(Charts and diagrams as code)

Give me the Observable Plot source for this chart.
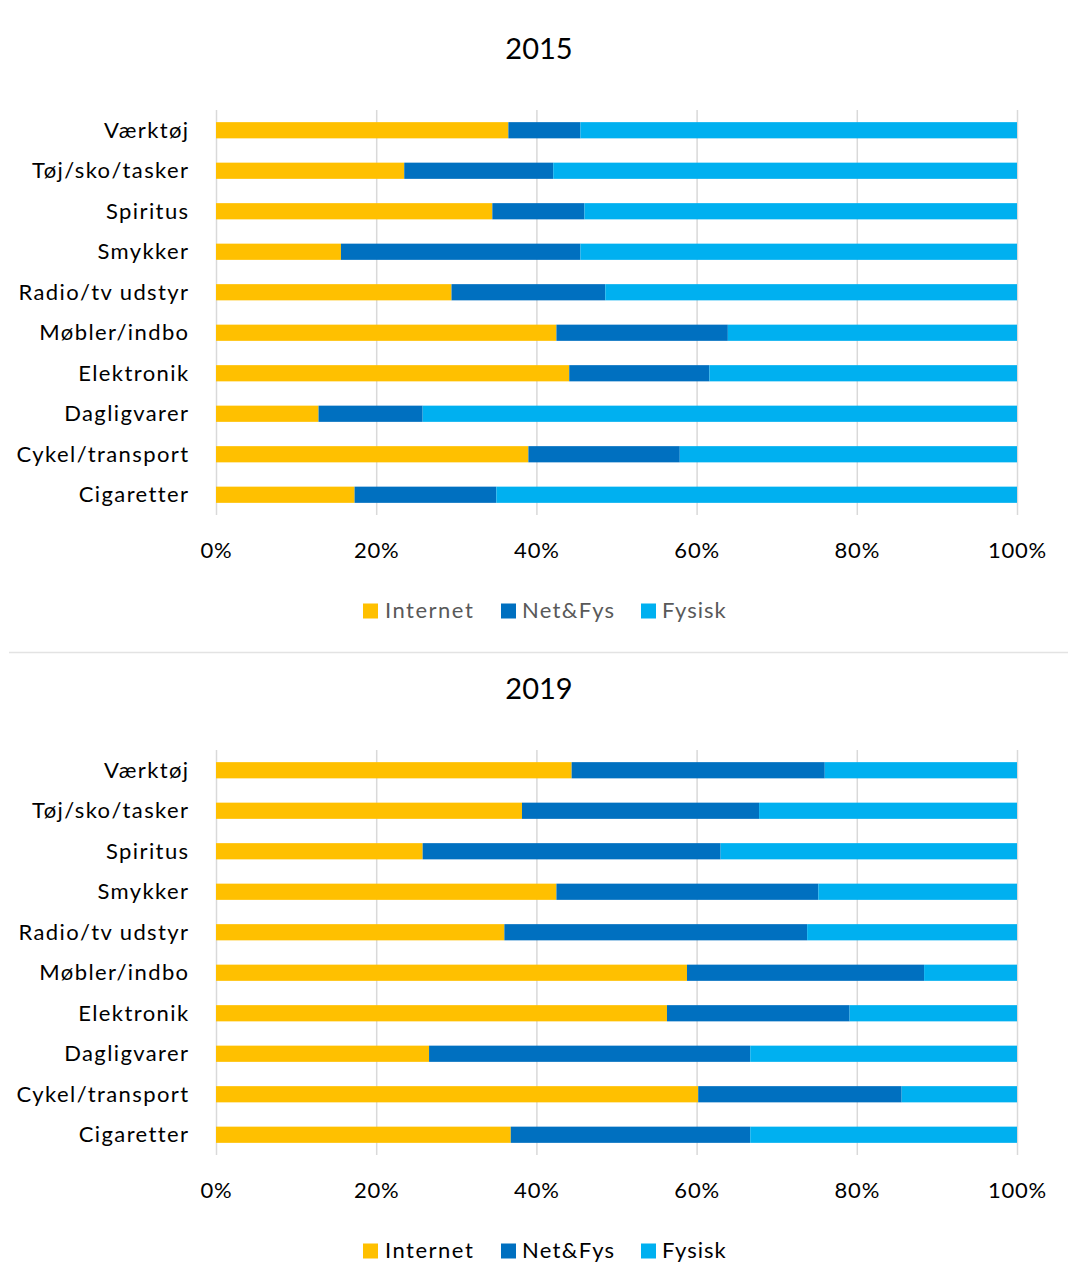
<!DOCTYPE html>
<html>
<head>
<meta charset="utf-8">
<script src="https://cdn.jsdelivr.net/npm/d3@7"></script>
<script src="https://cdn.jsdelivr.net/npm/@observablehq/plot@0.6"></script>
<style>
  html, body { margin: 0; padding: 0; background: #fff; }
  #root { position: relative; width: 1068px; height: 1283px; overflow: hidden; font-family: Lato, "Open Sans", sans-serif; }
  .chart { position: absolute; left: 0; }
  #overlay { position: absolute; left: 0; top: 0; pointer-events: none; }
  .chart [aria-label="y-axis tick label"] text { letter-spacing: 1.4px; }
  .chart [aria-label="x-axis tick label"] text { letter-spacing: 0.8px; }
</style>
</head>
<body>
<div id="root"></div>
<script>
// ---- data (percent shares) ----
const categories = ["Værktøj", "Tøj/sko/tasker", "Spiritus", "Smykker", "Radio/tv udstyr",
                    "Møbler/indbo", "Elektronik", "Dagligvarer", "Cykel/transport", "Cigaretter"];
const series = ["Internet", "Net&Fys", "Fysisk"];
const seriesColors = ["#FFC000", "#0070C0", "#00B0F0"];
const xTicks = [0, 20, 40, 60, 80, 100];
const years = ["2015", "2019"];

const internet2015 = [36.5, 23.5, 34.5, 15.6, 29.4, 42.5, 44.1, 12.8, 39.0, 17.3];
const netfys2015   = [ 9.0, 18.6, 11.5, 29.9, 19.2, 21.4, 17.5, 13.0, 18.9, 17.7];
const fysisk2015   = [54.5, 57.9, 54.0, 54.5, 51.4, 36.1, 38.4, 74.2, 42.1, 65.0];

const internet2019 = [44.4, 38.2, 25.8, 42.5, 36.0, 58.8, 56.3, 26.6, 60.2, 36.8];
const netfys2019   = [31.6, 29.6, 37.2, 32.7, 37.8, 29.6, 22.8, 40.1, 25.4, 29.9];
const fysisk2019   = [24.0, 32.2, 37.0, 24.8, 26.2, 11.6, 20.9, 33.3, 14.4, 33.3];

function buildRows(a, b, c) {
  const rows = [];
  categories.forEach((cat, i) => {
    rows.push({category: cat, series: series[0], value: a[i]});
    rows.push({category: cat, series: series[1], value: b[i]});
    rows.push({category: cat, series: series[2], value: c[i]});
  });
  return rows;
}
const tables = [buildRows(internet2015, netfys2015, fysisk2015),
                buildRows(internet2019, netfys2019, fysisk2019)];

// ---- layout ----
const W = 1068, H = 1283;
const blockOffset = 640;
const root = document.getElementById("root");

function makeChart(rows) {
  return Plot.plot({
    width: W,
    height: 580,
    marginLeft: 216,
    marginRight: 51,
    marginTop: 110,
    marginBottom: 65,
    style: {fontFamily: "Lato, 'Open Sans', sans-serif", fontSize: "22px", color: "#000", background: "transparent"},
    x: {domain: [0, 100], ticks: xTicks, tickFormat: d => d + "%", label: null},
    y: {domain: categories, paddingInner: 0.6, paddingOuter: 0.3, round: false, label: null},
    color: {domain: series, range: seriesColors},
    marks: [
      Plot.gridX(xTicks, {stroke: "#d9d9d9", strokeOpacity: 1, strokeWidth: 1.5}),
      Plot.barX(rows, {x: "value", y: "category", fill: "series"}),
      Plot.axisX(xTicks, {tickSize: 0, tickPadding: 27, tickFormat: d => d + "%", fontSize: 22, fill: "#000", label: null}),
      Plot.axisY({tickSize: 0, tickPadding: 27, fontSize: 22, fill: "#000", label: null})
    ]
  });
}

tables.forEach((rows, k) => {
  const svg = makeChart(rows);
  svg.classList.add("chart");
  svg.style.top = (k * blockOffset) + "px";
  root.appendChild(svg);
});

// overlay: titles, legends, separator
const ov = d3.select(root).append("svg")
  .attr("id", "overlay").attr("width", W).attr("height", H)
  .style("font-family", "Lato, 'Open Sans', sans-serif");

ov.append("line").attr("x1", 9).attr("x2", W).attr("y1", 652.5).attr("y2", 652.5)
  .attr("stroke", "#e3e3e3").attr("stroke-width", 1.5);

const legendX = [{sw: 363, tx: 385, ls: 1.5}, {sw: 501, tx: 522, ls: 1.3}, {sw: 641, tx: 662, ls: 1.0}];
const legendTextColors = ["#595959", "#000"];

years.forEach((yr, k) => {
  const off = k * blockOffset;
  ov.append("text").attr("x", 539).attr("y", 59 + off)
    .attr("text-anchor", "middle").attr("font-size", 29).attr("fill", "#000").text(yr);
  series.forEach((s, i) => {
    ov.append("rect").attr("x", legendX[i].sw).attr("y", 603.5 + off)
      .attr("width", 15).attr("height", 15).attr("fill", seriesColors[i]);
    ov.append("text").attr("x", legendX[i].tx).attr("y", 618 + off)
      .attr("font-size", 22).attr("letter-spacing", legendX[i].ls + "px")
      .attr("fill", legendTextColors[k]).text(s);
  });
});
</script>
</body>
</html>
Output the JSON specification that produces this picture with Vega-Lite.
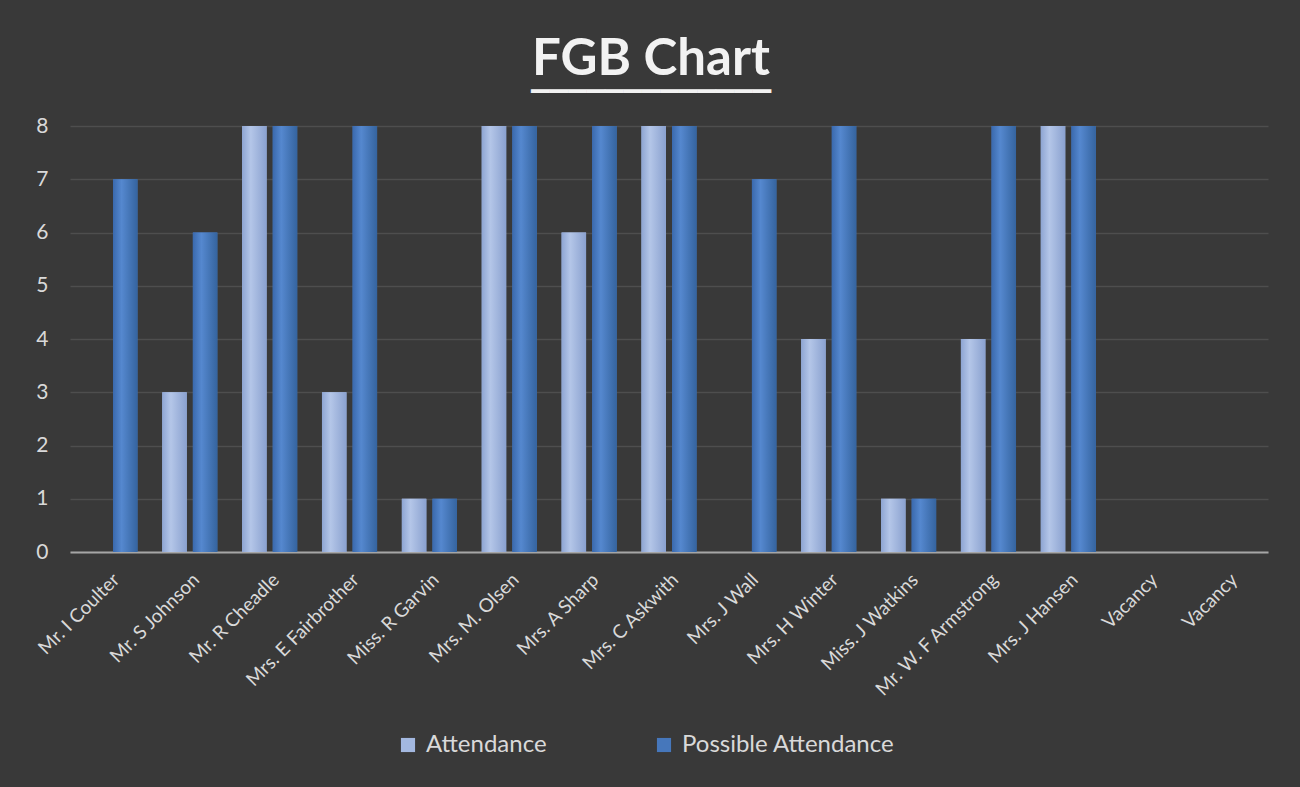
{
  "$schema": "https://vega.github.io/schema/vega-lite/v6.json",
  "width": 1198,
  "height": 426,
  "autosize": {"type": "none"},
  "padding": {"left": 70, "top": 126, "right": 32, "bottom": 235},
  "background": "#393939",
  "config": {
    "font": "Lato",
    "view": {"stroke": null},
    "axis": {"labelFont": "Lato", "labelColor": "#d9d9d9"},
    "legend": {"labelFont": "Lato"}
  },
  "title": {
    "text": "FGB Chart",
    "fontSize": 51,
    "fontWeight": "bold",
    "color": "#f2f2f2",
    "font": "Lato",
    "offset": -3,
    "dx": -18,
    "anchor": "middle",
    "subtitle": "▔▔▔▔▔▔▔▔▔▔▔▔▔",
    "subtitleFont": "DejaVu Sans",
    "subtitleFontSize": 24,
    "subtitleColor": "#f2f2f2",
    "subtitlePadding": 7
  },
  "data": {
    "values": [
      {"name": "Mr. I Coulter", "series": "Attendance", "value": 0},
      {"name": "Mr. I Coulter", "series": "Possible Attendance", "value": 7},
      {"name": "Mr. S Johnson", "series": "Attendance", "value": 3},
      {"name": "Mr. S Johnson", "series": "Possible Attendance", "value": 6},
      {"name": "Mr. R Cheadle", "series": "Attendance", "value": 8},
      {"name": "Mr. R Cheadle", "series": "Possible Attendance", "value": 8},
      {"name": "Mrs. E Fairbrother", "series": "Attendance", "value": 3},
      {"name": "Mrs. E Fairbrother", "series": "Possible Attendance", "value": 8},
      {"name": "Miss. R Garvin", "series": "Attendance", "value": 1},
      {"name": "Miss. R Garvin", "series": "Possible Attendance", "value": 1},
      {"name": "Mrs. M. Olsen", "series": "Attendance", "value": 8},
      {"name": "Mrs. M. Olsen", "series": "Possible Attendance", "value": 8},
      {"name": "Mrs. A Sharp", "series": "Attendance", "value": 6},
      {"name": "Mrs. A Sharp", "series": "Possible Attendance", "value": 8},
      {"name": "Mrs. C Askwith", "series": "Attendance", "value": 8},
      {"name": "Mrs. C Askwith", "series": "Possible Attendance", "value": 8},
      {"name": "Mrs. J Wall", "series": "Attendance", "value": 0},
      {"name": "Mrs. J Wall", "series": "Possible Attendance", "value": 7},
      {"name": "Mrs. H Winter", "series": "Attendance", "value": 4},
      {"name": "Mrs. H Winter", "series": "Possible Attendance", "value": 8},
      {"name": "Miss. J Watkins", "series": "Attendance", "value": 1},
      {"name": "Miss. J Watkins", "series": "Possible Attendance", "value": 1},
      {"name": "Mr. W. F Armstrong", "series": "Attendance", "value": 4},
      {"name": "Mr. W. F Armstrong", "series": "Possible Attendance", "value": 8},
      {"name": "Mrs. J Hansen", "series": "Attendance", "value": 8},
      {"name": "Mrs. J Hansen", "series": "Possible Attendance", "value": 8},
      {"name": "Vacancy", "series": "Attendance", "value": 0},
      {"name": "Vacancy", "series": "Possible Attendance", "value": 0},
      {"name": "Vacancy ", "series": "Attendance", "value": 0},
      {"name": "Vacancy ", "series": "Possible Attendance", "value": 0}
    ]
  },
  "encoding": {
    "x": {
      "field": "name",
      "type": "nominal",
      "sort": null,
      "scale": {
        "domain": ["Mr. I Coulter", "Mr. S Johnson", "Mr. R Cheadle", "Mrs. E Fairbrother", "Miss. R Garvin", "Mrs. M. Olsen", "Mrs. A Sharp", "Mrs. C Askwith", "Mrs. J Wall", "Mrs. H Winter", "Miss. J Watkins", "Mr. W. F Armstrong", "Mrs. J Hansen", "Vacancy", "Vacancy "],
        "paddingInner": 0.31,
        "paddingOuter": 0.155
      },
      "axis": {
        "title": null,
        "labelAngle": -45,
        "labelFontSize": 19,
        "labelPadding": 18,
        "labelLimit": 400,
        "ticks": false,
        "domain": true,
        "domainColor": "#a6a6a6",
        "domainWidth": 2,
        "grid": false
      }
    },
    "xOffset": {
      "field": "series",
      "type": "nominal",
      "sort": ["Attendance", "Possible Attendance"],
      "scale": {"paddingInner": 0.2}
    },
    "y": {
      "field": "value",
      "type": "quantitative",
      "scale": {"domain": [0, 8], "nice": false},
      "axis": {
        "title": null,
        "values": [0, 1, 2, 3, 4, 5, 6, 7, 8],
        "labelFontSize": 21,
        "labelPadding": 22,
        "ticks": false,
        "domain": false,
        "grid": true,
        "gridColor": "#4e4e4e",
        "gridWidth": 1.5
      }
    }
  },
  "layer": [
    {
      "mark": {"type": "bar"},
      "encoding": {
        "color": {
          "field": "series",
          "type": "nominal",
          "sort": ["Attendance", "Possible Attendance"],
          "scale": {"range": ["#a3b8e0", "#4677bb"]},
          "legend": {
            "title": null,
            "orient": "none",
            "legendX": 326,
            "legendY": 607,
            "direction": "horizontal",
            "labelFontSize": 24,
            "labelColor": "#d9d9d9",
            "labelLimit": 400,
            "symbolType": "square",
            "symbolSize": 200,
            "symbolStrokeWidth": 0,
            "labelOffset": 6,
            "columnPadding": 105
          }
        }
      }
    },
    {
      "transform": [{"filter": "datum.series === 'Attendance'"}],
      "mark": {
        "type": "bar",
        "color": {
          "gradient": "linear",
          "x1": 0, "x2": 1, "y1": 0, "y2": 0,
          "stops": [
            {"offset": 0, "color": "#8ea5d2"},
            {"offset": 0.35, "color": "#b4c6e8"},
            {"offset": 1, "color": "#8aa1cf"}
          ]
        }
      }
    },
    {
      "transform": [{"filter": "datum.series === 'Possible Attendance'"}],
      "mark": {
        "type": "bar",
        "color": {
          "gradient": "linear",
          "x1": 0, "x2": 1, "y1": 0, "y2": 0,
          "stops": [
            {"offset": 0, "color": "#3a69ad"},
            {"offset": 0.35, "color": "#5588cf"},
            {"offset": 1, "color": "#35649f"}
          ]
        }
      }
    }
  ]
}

## PROBLEM DESCRIPTION
Restate word for word only the lines from where the entries begin through the one with "buildRows(internet2019, netfys2019, fysisk2019)];"; omit the pictures.

## ANSWER TO THE EXERCISE
Give me the Observable Plot source for this chart.
<!DOCTYPE html>
<html>
<head>
<meta charset="utf-8">
<script src="https://cdn.jsdelivr.net/npm/d3@7"></script>
<script src="https://cdn.jsdelivr.net/npm/@observablehq/plot@0.6"></script>
<style>
  html, body { margin: 0; padding: 0; background: #fff; }
  #root { position: relative; width: 1068px; height: 1283px; overflow: hidden; font-family: Lato, "Open Sans", sans-serif; }
  .chart { position: absolute; left: 0; }
  #overlay { position: absolute; left: 0; top: 0; pointer-events: none; }
  .chart [aria-label="y-axis tick label"] text { letter-spacing: 1.4px; }
  .chart [aria-label="x-axis tick label"] text { letter-spacing: 0.8px; }
</style>
</head>
<body>
<div id="root"></div>
<script>
// ---- data (percent shares) ----
const categories = ["Værktøj", "Tøj/sko/tasker", "Spiritus", "Smykker", "Radio/tv udstyr",
                    "Møbler/indbo", "Elektronik", "Dagligvarer", "Cykel/transport", "Cigaretter"];
const series = ["Internet", "Net&Fys", "Fysisk"];
const seriesColors = ["#FFC000", "#0070C0", "#00B0F0"];
const xTicks = [0, 20, 40, 60, 80, 100];
const years = ["2015", "2019"];

const internet2015 = [36.5, 23.5, 34.5, 15.6, 29.4, 42.5, 44.1, 12.8, 39.0, 17.3];
const netfys2015   = [ 9.0, 18.6, 11.5, 29.9, 19.2, 21.4, 17.5, 13.0, 18.9, 17.7];
const fysisk2015   = [54.5, 57.9, 54.0, 54.5, 51.4, 36.1, 38.4, 74.2, 42.1, 65.0];

const internet2019 = [44.4, 38.2, 25.8, 42.5, 36.0, 58.8, 56.3, 26.6, 60.2, 36.8];
const netfys2019   = [31.6, 29.6, 37.2, 32.7, 37.8, 29.6, 22.8, 40.1, 25.4, 29.9];
const fysisk2019   = [24.0, 32.2, 37.0, 24.8, 26.2, 11.6, 20.9, 33.3, 14.4, 33.3];

function buildRows(a, b, c) {
  const rows = [];
  categories.forEach((cat, i) => {
    rows.push({category: cat, series: series[0], value: a[i]});
    rows.push({category: cat, series: series[1], value: b[i]});
    rows.push({category: cat, series: series[2], value: c[i]});
  });
  return rows;
}
const tables = [buildRows(internet2015, netfys2015, fysisk2015),
                buildRows(internet2019, netfys2019, fysisk2019)];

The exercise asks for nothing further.